Dans la deuxième ébauche révisée que les États-Unis ont soumise à la procédure de silence, il semble que le porte-plume ait supprimé la description du plan d’autonomie marocain comme l’alternative la plus sérieuse, crédible et réaliste pour un règlement. Le projet de texte positionnait toujours la proposition marocaine comme base de négociations, cependant, et n’incorporait pas de références à d’autres options, comme proposé par l’Algérie, qui a rompu le silence sur le projet et a demandé des consultations qui ont eu lieu le mardi après-midi (28 octobre) pour discuter du projet.
L’Algérie a apparemment exprimé son mécontentement à l’égard du projet lors des consultations. Il semble que plusieurs autres membres du Conseil, à la fois lors des consultations de mardi et dans des commentaires écrits suite à la rupture du silence par l’Algérie, aient maintenu que le texte aurait pu exprimer une vision plus équilibrée et moins définitive du plan d’autonomie marocain et de la souveraineté marocaine. Certains ont apparemment également fait écho à l’inquiétude de l’Algérie concernant l’absence de référence à la proposition élargie du Front Polisario.
La troisième ébauche révisée, qui a été mise directement « en bleu » le jeudi (30 octobre) sans période de silence supplémentaire, prolonge le mandat de la MINURSO de 12 mois.
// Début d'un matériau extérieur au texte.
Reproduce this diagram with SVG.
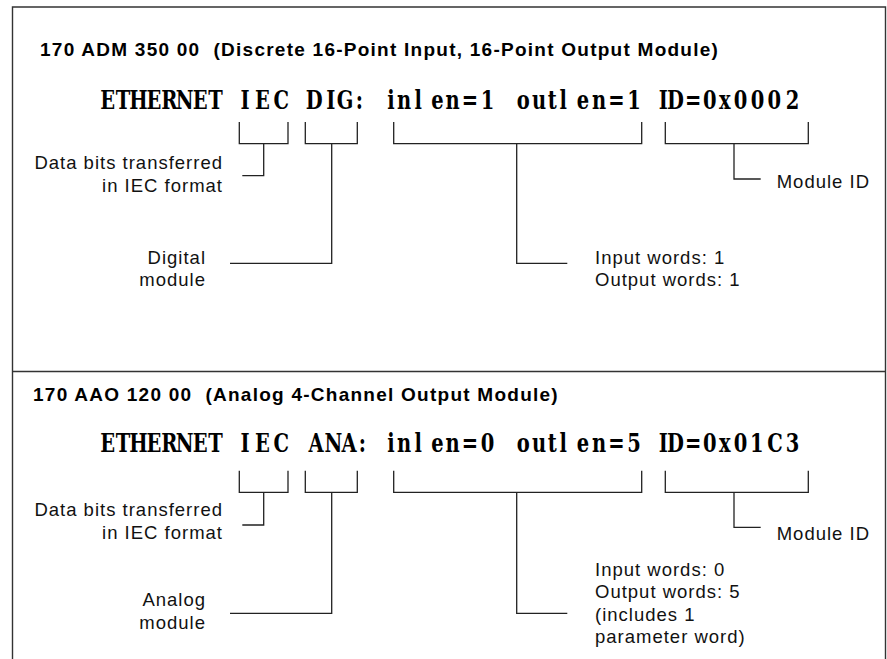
<svg xmlns="http://www.w3.org/2000/svg" width="887" height="659" viewBox="0 0 887 659">
<style>
  .frame { fill: none; stroke: #333; stroke-width: 1.4; }
  .conn path { fill: none; stroke: #222; stroke-width: 1.3; }
  .title { font-family: "Liberation Sans", Arial, sans-serif; font-weight: bold; font-size: 19px; letter-spacing: 1.25px; fill: #000; }
  .lbl { font-family: "Liberation Sans", Arial, sans-serif; font-size: 18.5px; letter-spacing: 1px; fill: #111; }
  .end { text-anchor: end; }
  .code { font-family: "DejaVu Serif", "Liberation Serif", serif; font-weight: bold; font-size: 26px; fill: #000; text-anchor: middle; }
</style>
<rect width="887" height="659" fill="#fff"/>
<g id="frame">
  <path class="frame" d="M12.5,659 V7 H885.5 V659"/>
  <path class="frame" d="M12.5,371.5 H885.5"/>
</g>

<g id="title-adm"><text class="title" x="40" y="55.7" xml:space="preserve">170 ADM 350 00  (Discrete 16-Point Input, 16-Point Output Module)</text></g>
<g id="code-adm"><text class="code" transform="scale(0.75,1)" y="109" x="143.6 164.1 184.7 205.2 225.7 246.3 266.8 287.3 306.7 326.7 350 375.1 397.3 419.1 441.1 460 479.1 500 521.3 538.9 557.7 583.3 603.3 626.4 650 673.3 697.7 718.9 736.4 751.1 777.3 798.9 822 845.3 864 884.4 900.7 924.4 946.4 966.4 987.3 1010 1032.3 1056.7">ETHERNET IEC DIG: inlen=1 outlen=1 ID=0x0002</text></g>

<g id="lbl-iec-1"><text class="lbl end" x="223" y="169.3">Data bits transferred</text><text class="lbl end" x="223" y="191.7">in IEC format</text></g>
<g id="lbl-dig"><text class="lbl end" x="206" y="264">Digital</text><text class="lbl end" x="206" y="285.7">module</text></g>
<g id="lbl-words-1"><text class="lbl" x="595" y="264">Input words: 1</text><text class="lbl" x="595" y="285.7">Output words: 1</text></g>
<g id="lbl-id-1"><text class="lbl" x="776.7" y="187.7">Module ID</text></g>

<g id="title-aao"><text class="title" x="33" y="400.7" xml:space="preserve">170 AAO 120 00  (Analog 4-Channel Output Module)</text></g>
<g id="code-aao"><text class="code" transform="scale(0.75,1)" y="452" x="143.6 164.1 184.7 205.2 225.7 246.3 266.8 287.3 306.7 326.7 350 375.1 397.3 421.3 444.4 465.3 483.3 500 521.3 538.9 557.7 583.3 603.3 626.4 650 673.3 697.7 718.9 736.4 751.1 777.3 798.9 822 845.3 864 884.4 900.7 924.4 946.4 966.4 987.3 1008.9 1033.3 1056.7">ETHERNET IEC ANA: inlen=0 outlen=5 ID=0x01C3</text></g>

<g id="lbl-iec-2"><text class="lbl end" x="223" y="516">Data bits transferred</text><text class="lbl end" x="223" y="538.7">in IEC format</text></g>
<g id="lbl-ana"><text class="lbl end" x="206" y="606.3">Analog</text><text class="lbl end" x="206" y="628.5">module</text></g>
<g id="lbl-words-2"><text class="lbl" x="595" y="575.7">Input words: 0</text><text class="lbl" x="595" y="598.2">Output words: 5</text><text class="lbl" x="595" y="620.5">(includes 1</text><text class="lbl" x="595" y="642.8">parameter word)</text></g>
<g id="lbl-id-2"><text class="lbl" x="776.7" y="540">Module ID</text></g>

<g id="connectors" class="conn">
  <path d="M239.3,122 V143.7 H288 V122 M263.7,143.7 V175.7 H242.3"/>
  <path d="M305.3,122 V143.7 H357.3 V122 M331.7,143.7 V263.3 H230"/>
  <path d="M393.7,122 V143.7 H641.7 V122 M516.7,143.7 V263.3 H567.3"/>
  <path d="M665.3,122 V143.7 H808.3 V122 M734,143.7 V179 H760.7"/>
  <path d="M239.3,470.7 V492.3 H288 V470.7 M263.7,492.3 V525 H242.3"/>
  <path d="M305.3,470.7 V492.3 H357.3 V470.7 M331.7,492.3 V613.3 H230"/>
  <path d="M393.7,470.7 V492.3 H641.7 V470.7 M516.7,492.3 V613.3 H567.3"/>
  <path d="M665.3,470.7 V492.3 H808.3 V470.7 M734,492.3 V527.3 H760.7"/>
</g>
</svg>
Alors que les ébauches précédentes avaient proposé une durée plus courte pour le mandat, plusieurs membres ont apparemment réitéré leur appel à un renouvellement du mandat d’un an lors des consultations du 28 octobre, ce qui était également conforme à la recommandation du Secrétaire général dans son rapport le plus récent sur le Sahara occidental.
Le projet de résolution mis « en bleu » prend note que « de nombreux États membres » ont exprimé leur soutien à la proposition d’autonomie du Maroc comme « base d’une solution juste, durable et mutuellement acceptable au différend ». Il reconnaît en outre qu’une « autonomie véritable » pourrait représenter « l’issue la plus réalisable », tout en encourageant les parties à soumettre des idées soutenant « une solution finale mutuellement acceptable ». Bien que cette formulation soit peu susceptible de satisfaire tous les membres, elle représente une évolution vers un langage moins définitif par rapport aux ébauches précédentes ; par exemple, la première ébauche révisée avait affirmé qu’une autonomie véritable « sous souveraineté marocaine est la solution la plus réalisable ». Cependant, le projet de texte « en bleu » ne fait une fois de plus pas référence à la proposition élargie du Front Polisario, ce qui est problématique pour l’Algérie et certains autres membres.
Le projet de texte final « en bleu » supprime la formulation préambulaire qui aurait pris note de l’appel du président américain Donald Trump aux parties à engager des discussions sans délai en utilisant la proposition d’autonomie du Maroc comme « seul cadre pour négocier une solution mutuellement acceptable ». Il semble que ce texte ait été omis en raison des objections de trois membres.
Compte tenu de la nature conflictuelle des négociations et des préoccupations concernant le texte final, il est probable qu’il y ait des explications de vote robustes reflétant les vues exprimées lors des négociations.